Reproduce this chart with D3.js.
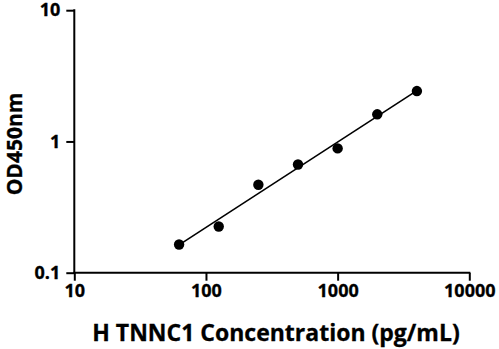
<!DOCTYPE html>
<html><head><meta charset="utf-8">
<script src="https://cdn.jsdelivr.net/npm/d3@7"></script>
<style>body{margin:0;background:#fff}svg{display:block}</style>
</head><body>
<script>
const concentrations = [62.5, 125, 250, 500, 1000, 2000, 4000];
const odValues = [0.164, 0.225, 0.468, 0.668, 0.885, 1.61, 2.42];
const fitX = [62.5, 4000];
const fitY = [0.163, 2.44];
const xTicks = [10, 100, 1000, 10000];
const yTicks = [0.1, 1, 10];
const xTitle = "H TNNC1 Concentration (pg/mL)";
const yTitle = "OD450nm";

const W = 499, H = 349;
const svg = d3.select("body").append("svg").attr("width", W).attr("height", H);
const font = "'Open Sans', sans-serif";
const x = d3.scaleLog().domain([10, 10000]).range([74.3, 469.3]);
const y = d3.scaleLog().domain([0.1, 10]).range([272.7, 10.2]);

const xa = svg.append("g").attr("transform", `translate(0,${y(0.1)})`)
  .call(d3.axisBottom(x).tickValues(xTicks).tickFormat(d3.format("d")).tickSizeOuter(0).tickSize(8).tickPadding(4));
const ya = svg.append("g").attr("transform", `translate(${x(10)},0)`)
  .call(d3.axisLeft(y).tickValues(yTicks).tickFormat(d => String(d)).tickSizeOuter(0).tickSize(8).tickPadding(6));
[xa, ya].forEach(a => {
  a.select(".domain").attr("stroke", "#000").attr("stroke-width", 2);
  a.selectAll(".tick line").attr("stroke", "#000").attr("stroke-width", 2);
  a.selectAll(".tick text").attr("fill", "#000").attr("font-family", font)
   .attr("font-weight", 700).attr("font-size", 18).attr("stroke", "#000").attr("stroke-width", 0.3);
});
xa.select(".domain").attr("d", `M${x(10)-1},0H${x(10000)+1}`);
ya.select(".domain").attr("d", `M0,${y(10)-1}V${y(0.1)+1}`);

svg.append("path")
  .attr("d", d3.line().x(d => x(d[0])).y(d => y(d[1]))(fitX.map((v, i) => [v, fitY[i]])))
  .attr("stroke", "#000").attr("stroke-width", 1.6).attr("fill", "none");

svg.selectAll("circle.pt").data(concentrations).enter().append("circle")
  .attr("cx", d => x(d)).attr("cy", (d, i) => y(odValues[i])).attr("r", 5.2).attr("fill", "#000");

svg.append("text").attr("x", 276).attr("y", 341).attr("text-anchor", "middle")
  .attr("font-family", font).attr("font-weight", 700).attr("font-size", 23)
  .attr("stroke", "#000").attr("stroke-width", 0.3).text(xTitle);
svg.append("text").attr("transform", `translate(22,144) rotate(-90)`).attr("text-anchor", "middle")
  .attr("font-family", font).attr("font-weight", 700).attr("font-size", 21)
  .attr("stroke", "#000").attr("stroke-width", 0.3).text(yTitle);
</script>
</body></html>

**GIVEN EXERCISE**
Return only the lines running from the top of the data to the line that holds "const y = d3.scaleLog().domain([0.1, 10]).range([272.7, 10.2]);". Include both of those lines, but skip the pictures.

**RESULT OF THE EXERCISE**
Reproduce this chart with D3.js.
<!DOCTYPE html>
<html><head><meta charset="utf-8">
<script src="https://cdn.jsdelivr.net/npm/d3@7"></script>
<style>body{margin:0;background:#fff}svg{display:block}</style>
</head><body>
<script>
const concentrations = [62.5, 125, 250, 500, 1000, 2000, 4000];
const odValues = [0.164, 0.225, 0.468, 0.668, 0.885, 1.61, 2.42];
const fitX = [62.5, 4000];
const fitY = [0.163, 2.44];
const xTicks = [10, 100, 1000, 10000];
const yTicks = [0.1, 1, 10];
const xTitle = "H TNNC1 Concentration (pg/mL)";
const yTitle = "OD450nm";

const W = 499, H = 349;
const svg = d3.select("body").append("svg").attr("width", W).attr("height", H);
const font = "'Open Sans', sans-serif";
const x = d3.scaleLog().domain([10, 10000]).range([74.3, 469.3]);
const y = d3.scaleLog().domain([0.1, 10]).range([272.7, 10.2]);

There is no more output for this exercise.